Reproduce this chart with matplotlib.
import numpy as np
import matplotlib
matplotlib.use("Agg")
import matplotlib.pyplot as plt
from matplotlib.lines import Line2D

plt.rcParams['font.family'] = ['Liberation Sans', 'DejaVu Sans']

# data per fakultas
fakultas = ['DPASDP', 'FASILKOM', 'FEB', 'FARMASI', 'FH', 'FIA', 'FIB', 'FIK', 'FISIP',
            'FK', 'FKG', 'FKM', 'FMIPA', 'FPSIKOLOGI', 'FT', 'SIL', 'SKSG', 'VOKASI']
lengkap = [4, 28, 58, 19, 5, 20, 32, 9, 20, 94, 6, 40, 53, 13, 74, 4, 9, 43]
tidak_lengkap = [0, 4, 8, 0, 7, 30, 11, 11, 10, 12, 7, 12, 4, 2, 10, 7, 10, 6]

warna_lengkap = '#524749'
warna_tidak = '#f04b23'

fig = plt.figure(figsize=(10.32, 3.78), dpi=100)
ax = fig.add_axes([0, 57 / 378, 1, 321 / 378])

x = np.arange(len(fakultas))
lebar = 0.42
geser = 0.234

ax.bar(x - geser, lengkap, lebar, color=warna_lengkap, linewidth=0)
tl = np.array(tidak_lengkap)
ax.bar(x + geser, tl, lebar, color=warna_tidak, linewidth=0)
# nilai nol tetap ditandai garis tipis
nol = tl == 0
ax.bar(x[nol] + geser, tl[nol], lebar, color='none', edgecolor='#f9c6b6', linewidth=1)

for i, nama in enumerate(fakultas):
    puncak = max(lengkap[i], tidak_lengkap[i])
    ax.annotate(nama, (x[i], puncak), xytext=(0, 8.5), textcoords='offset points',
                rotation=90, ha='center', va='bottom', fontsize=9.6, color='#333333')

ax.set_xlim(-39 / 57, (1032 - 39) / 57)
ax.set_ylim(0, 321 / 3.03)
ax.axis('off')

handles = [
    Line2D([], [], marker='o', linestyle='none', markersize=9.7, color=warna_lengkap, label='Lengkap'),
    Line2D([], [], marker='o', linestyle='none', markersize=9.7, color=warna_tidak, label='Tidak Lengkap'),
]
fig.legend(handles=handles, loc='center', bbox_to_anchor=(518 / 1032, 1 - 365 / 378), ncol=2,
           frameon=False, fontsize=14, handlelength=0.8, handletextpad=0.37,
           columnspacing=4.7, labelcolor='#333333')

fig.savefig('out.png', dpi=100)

==============================

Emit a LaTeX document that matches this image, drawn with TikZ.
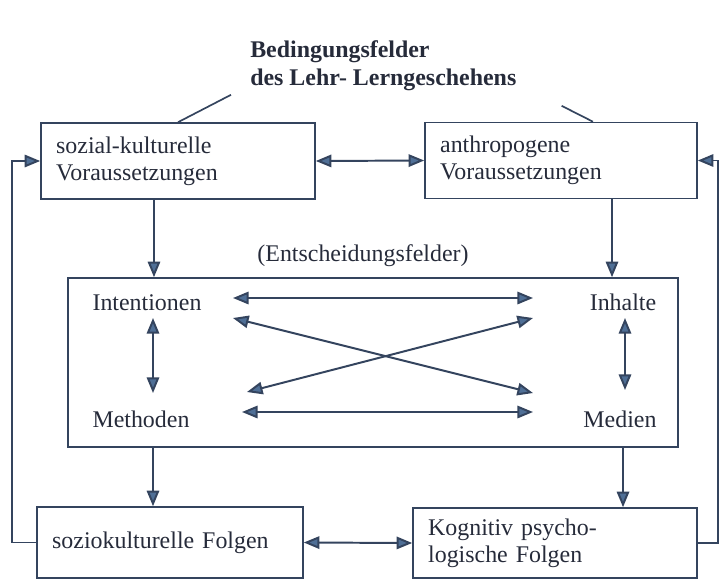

==============================

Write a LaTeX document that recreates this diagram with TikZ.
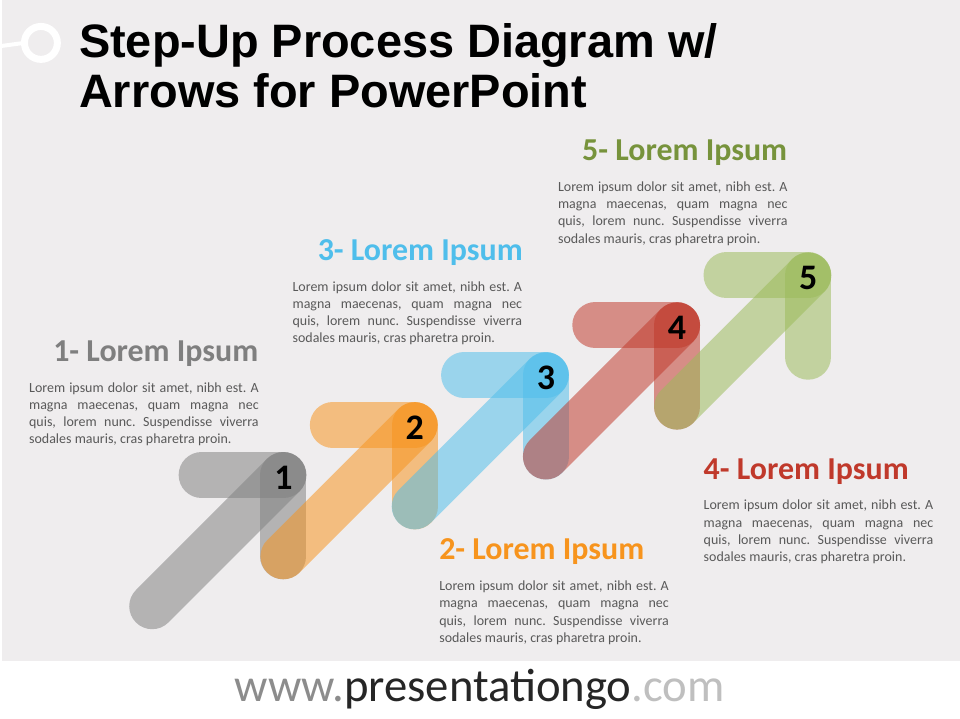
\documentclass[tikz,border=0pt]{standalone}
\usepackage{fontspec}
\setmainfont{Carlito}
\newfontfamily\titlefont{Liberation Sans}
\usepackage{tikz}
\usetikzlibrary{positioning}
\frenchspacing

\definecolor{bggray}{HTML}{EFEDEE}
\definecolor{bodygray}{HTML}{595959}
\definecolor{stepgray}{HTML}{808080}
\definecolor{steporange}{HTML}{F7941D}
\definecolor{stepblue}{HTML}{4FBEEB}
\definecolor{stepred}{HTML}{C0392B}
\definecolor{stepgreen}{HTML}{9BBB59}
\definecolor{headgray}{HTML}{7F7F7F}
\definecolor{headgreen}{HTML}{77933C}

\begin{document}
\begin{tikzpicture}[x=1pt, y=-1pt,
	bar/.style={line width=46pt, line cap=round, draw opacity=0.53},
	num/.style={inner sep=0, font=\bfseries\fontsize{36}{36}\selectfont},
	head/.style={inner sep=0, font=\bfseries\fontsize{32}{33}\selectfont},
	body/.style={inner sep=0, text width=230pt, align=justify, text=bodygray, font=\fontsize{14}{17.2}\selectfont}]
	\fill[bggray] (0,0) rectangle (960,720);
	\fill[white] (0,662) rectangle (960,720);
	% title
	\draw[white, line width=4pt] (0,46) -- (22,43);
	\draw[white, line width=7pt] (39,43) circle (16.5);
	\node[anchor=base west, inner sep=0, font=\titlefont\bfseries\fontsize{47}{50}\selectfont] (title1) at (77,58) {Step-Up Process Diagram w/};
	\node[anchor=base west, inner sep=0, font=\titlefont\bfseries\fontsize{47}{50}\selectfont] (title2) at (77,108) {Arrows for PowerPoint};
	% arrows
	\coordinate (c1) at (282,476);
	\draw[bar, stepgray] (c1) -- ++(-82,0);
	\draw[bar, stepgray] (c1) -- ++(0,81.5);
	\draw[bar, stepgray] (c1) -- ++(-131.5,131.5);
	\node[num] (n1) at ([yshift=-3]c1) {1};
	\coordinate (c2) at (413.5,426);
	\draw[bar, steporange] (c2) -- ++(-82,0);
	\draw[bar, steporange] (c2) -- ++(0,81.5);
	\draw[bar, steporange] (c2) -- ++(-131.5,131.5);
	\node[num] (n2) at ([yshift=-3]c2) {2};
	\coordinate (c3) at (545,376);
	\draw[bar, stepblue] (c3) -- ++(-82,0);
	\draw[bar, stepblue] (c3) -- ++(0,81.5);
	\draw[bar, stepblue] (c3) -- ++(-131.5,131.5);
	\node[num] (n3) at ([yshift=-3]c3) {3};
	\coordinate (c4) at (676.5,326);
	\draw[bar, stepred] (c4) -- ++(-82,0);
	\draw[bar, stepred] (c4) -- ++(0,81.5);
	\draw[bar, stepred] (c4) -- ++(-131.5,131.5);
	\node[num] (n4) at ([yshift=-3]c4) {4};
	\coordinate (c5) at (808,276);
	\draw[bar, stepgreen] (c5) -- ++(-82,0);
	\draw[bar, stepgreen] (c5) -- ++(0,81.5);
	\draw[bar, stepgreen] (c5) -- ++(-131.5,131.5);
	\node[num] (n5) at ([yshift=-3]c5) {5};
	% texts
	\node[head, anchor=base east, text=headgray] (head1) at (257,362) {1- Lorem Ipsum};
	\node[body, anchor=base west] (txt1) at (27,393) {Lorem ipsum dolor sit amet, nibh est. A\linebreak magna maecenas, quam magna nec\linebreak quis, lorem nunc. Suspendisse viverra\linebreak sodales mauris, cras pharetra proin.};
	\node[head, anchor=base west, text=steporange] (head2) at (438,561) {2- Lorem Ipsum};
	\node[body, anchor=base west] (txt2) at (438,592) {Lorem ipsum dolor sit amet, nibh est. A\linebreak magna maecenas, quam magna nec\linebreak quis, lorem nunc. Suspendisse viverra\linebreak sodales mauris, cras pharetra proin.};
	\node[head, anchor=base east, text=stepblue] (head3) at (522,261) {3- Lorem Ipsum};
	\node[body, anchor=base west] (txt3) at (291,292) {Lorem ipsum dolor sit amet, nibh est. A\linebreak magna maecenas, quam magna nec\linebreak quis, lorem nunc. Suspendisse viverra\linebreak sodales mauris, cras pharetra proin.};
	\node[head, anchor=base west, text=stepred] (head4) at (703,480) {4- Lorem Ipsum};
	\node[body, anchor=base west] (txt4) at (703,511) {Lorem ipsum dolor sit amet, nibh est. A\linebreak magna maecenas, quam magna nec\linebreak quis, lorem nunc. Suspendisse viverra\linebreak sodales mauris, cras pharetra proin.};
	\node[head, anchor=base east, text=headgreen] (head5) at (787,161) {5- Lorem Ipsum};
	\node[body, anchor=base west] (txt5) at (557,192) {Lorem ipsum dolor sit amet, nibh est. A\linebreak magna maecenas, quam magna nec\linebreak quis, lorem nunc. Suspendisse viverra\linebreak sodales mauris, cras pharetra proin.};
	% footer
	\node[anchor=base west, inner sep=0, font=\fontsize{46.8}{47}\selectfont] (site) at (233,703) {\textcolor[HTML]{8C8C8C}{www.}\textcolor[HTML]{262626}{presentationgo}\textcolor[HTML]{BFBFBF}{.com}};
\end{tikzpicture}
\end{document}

==============================

◆ **REQUIREMENTS**:
Locate all lines in the listing above with the word "this" and copy them.

◆ **ANSWER TO THE EXERCISE**:
Reproduce this chart with matplotlib.
Emit a LaTeX document that matches this image, drawn with TikZ.
Write a LaTeX document that recreates this diagram with TikZ.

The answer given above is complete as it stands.